If the justice of the United States is accepted, it can be applied to North Korea as well. This might be a threat. There may be various ways of thinking. Is it unnecessary for MOFA to make explanations about the matter or verify the matter including checks on any violation of international laws? As a matter of course, journalism should pursue the truth and object to matters if they are against social justice. What do you think of the matter in this respect? What do you think of confirming or verifying the matter in the future?

Minister: What we can say about the case of Osama bin Laden, the suspect, is in the Prime Minister's statement announced on the matter.
On top of that, we understand that Japan had been provided with necessary information from the United States. In my understanding, all necessary reports have been provided. However, we are not in a position to grasp all the situations, and, therefore, I do not think we are in a position to evaluate the matter.

6. Japan-EU EPA

Watanabe, NHK: I would like to ask a question about Japan's Economic Partnership Agreement (EPA) with the European Union (EU).

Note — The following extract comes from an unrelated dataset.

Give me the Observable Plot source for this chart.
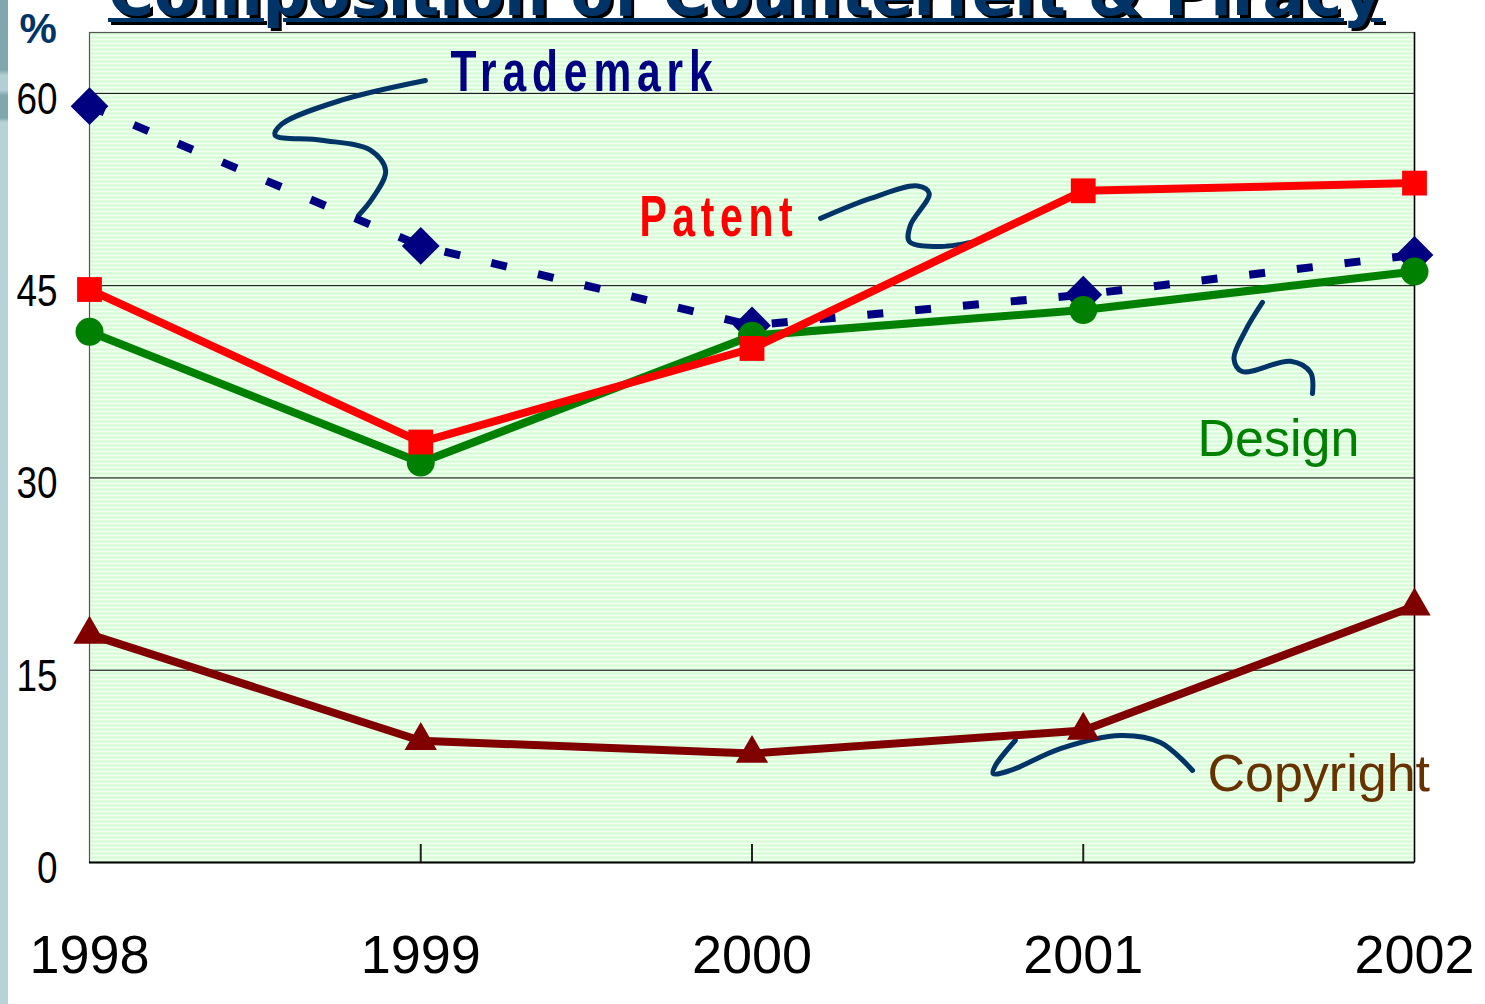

The EU side uses the term "scoping exercise" for its negotiation with Japan, explaining that the EU is ready to agree on the opening of a pre-consultation. However, it is not a negotiation, and it seems that there is a gap from what Japan is seeking for. How are you going to fill the gap before the Summit?

Minister: We understand that EU Trade Commissioner De Gucht said the Summit will not be the starting point of negotiations but a good opportunity to give a political meaning toward the start of the negotiations and that he talked about necessary procedures.
As a matter of course, we are aiming for starting to negotiate with the EU, and we think that it is necessary to make firm preparations for the negotiations. As you mentioned, we are thinking of hastening discussions with the EU side for necessary arrangements to make the Summit a success.